AIM OF THE EXERCISE
From the very first line of the data to the line containing "W, H = 482, 642", retype everything exactly, leaving the pictures behind.

----- EXTRACTED DATA -----

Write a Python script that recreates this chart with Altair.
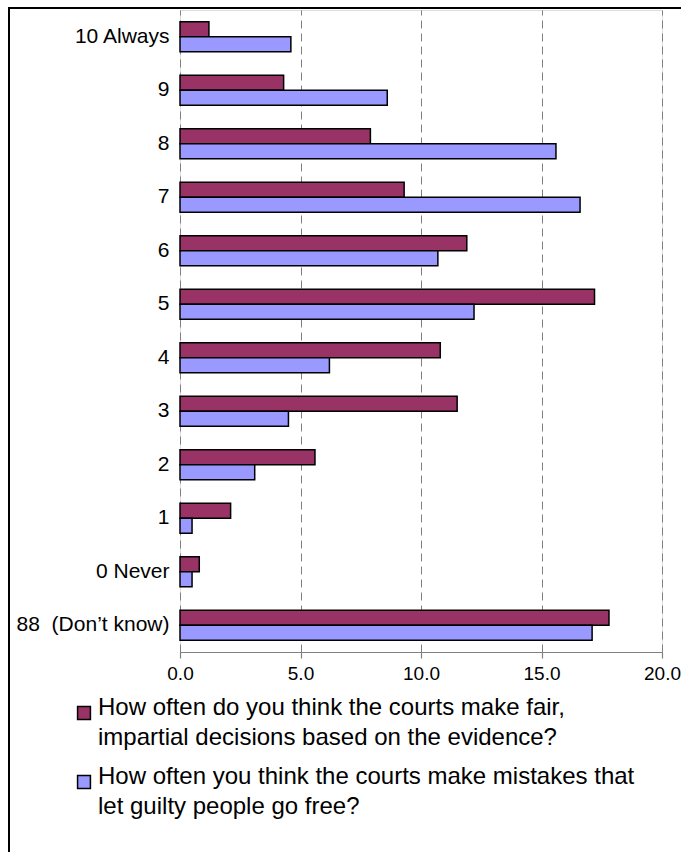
import altair as alt
import pandas as pd

# Response categories, top to bottom
categories = ["10 Always", "9", "8", "7", "6", "5", "4", "3", "2", "1", "0 Never", "88\u00a0 (Don’t know)"]

# The two survey questions (legend labels, with line breaks)
series = [
    "How often do you think the courts make fair,\nimpartial decisions based on the evidence?",
    "How often you think the courts make mistakes that\nlet guilty people go free?",
]
series_colors = ["#993366", "#9999FF"]

# Percentages per category
fair_decisions = [1.2, 4.3, 7.9, 9.3, 11.9, 17.2, 10.8, 11.5, 5.6, 2.1, 0.8, 17.8]
guilty_go_free = [4.6, 8.6, 15.6, 16.6, 10.7, 12.2, 6.2, 4.5, 3.1, 0.5, 0.5, 17.1]

x_ticks = [0, 5, 10, 15, 20]

rows = []
for cat, a, b in zip(categories, fair_decisions, guilty_go_free):
    rows.append({"category": cat, "series": series[0], "value": a})
    rows.append({"category": cat, "series": series[1], "value": b})
df = pd.DataFrame(rows)
legend_df = pd.DataFrame({"series": series})

FONT = "Liberation Sans"
W, H = 482, 642

bars = alt.Chart(df).mark_bar(stroke="black", strokeWidth=1.5).encode(
    y=alt.Y(
        "category:N",
        sort=categories,
        scale=alt.Scale(paddingInner=0.44, paddingOuter=0.22),
        axis=alt.Axis(
            title=None, domain=False, ticks=False, grid=False,
            labelFont=FONT, labelFontSize=21, labelColor="black", labelPadding=11,
            labelLimit=300,
        ),
    ),
    yOffset=alt.YOffset("series:N", sort=series, scale=alt.Scale(domain=series, paddingInner=0, paddingOuter=0)),
    x=alt.X(
        "value:Q",
        scale=alt.Scale(domain=[0, 20], nice=False),
        axis=alt.Axis(
            title=None, values=x_ticks, format=".1f",
            grid=True, gridColor="#808080", gridDash=[8, 5], gridWidth=1,
            domainColor="#808080", domainWidth=1.2,
            tickColor="#808080", tickSize=6, tickWidth=1.2,
            labelFont=FONT, labelFontSize=19, labelColor="black", labelPadding=6,
            labelFlush=False,
        ),
    ),
    color=alt.Color("series:N", scale=alt.Scale(domain=series, range=series_colors), legend=None),
)

# Outer frame around the whole figure
frame = alt.Chart(pd.DataFrame({"k": [0]})).mark_rect(
    filled=False, stroke="black", strokeWidth=2
).encode(
    x=alt.value(-171), x2=alt.value(W + 60),
    y=alt.value(-2), y2=alt.value(H + 260),
)

legend_y = alt.Y("series:N", scale=alt.Scale(domain=series, range=[703, 772], padding=0), axis=None)

legend_swatches = alt.Chart(legend_df).mark_square(
    size=165, filled=True, stroke="black", strokeWidth=1.5, opacity=1
).encode(
    x=alt.value(-96),
    y=legend_y,
    color=alt.Color("series:N", scale=alt.Scale(domain=series, range=series_colors), legend=None),
)

legend_text = alt.Chart(legend_df).mark_text(
    align="left", baseline="top", dy=-17, lineBreak="\n", lineHeight=30,
    font=FONT, fontSize=24, color="black",
).encode(
    x=alt.value(-82),
    y=legend_y,
    text="series:N",
)

chart = alt.layer(frame, bars, legend_swatches, legend_text).resolve_scale(
    y="independent"
).properties(
    width=W, height=H,
    autosize=alt.AutoSizeParams(type="none"),
    padding={"left": 180, "top": 10, "right": 19, "bottom": 200},
).configure_view(stroke=None).configure(background="white")

chart.save("out.html", embed_options={"renderer": "svg", "actions": False})
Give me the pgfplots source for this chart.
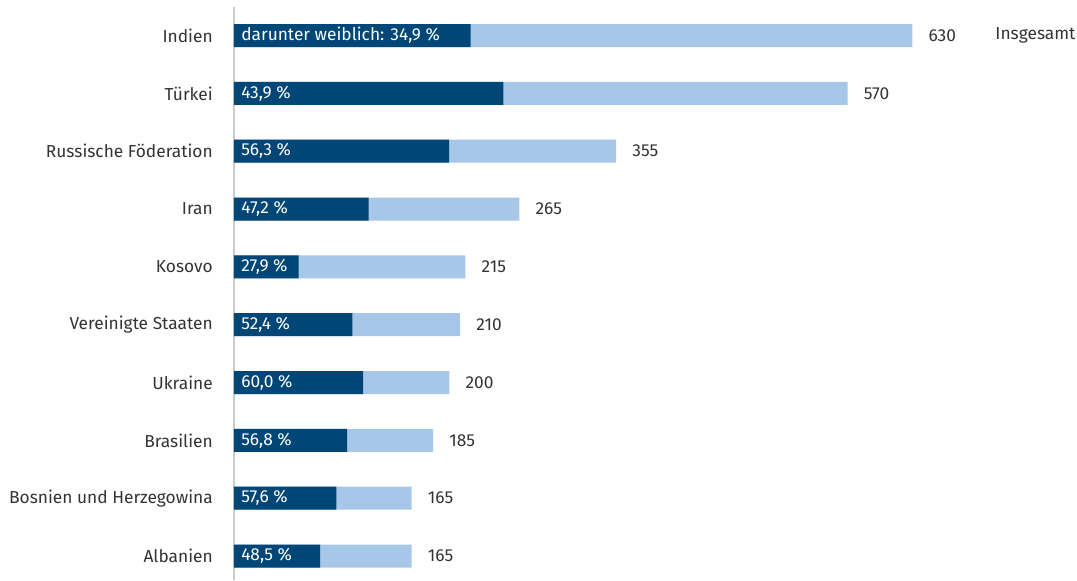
\documentclass[border=0pt]{standalone}
\usepackage{pgfplots}
\usepackage{pgfplotstable}
\pgfplotsset{compat=1.18}
\usepackage{fontspec}
\setmainfont{Fira Sans}

\definecolor{dunkel}{HTML}{004677}
\definecolor{hell}{HTML}{A6C7E8}
\definecolor{schrift}{HTML}{333333}
\definecolor{achse}{HTML}{CCCCCC}

% total, female share (absolute = total * share)
\pgfplotstableread[col sep=semicolon]{
idx;land;gesamt;weiblich;lab
0;Indien;630;219.87;darunter weiblich: 34,9 \%
1;Türkei;570;250.23;43,9 \%
2;Russische Föderation;355;199.87;56,3 \%
3;Iran;265;125.08;47,2 \%
4;Kosovo;215;59.99;27,9 \%
5;Vereinigte Staaten;210;110.04;52,4 \%
6;Ukraine;200;120.00;60,0 \%
7;Brasilien;185;105.08;56,8 \%
8;Bosnien und Herzegowina;165;95.04;57,6 \%
9;Albanien;165;80.03;48,5 \%
}\daten

\begin{document}
\fontsize{13}{15}\selectfont
\begin{tikzpicture}
\begin{axis}[
    name=ax,
    scale only axis,
    width=632.25pt, height=429.75pt,
    xmin=0, xmax=783,
    ymin=-0.493, ymax=9.415,
    y dir=reverse,
    axis x line=none,
    axis y line*=left,
    y axis line style={achse, -, line width=1.1pt},
    ytick={0,...,9},
    yticklabels from table={\daten}{land},
    major tick length=0pt,
    yticklabel style={anchor=east, inner sep=0pt, xshift=-15.75pt, text=schrift},
    clip=false,
]
\addplot[xbar, bar width=17.25pt, bar shift=0pt, fill=hell, draw=none,
    point meta=explicit symbolic, nodes near coords,
    nodes near coords style={anchor=west, inner sep=0pt, xshift=12pt, text=schrift}]
    table[x=gesamt, y=idx, meta=gesamt] {\daten};
\addplot[xbar, bar width=17.25pt, bar shift=0pt, fill=dunkel, draw=none]
    table[x=weiblich, y=idx] {\daten};
\addplot[only marks, mark=none,
    point meta=explicit symbolic, nodes near coords,
    nodes near coords style={anchor=west, inner sep=0pt, xshift=5.25pt, text=white}]
    table[x expr=0, y=idx, meta=lab] {\daten};
\node[anchor=west, inner sep=0pt, text=schrift] at (axis cs:707,0) {Insgesamt};
\end{axis}
\pgfresetboundingbox
\useasboundingbox ([xshift=-175.5pt]ax.south west) rectangle ([xshift=632.25pt,yshift=5.25pt]ax.north west);
\end{tikzpicture}
\end{document}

-----

RESULT OF THIS TASK
Write a Python script that recreates this chart with Altair.
import altair as alt
import pandas as pd

# Response categories, top to bottom
categories = ["10 Always", "9", "8", "7", "6", "5", "4", "3", "2", "1", "0 Never", "88\u00a0 (Don’t know)"]

# The two survey questions (legend labels, with line breaks)
series = [
    "How often do you think the courts make fair,\nimpartial decisions based on the evidence?",
    "How often you think the courts make mistakes that\nlet guilty people go free?",
]
series_colors = ["#993366", "#9999FF"]

# Percentages per category
fair_decisions = [1.2, 4.3, 7.9, 9.3, 11.9, 17.2, 10.8, 11.5, 5.6, 2.1, 0.8, 17.8]
guilty_go_free = [4.6, 8.6, 15.6, 16.6, 10.7, 12.2, 6.2, 4.5, 3.1, 0.5, 0.5, 17.1]

x_ticks = [0, 5, 10, 15, 20]

rows = []
for cat, a, b in zip(categories, fair_decisions, guilty_go_free):
    rows.append({"category": cat, "series": series[0], "value": a})
    rows.append({"category": cat, "series": series[1], "value": b})
df = pd.DataFrame(rows)
legend_df = pd.DataFrame({"series": series})

FONT = "Liberation Sans"
W, H = 482, 642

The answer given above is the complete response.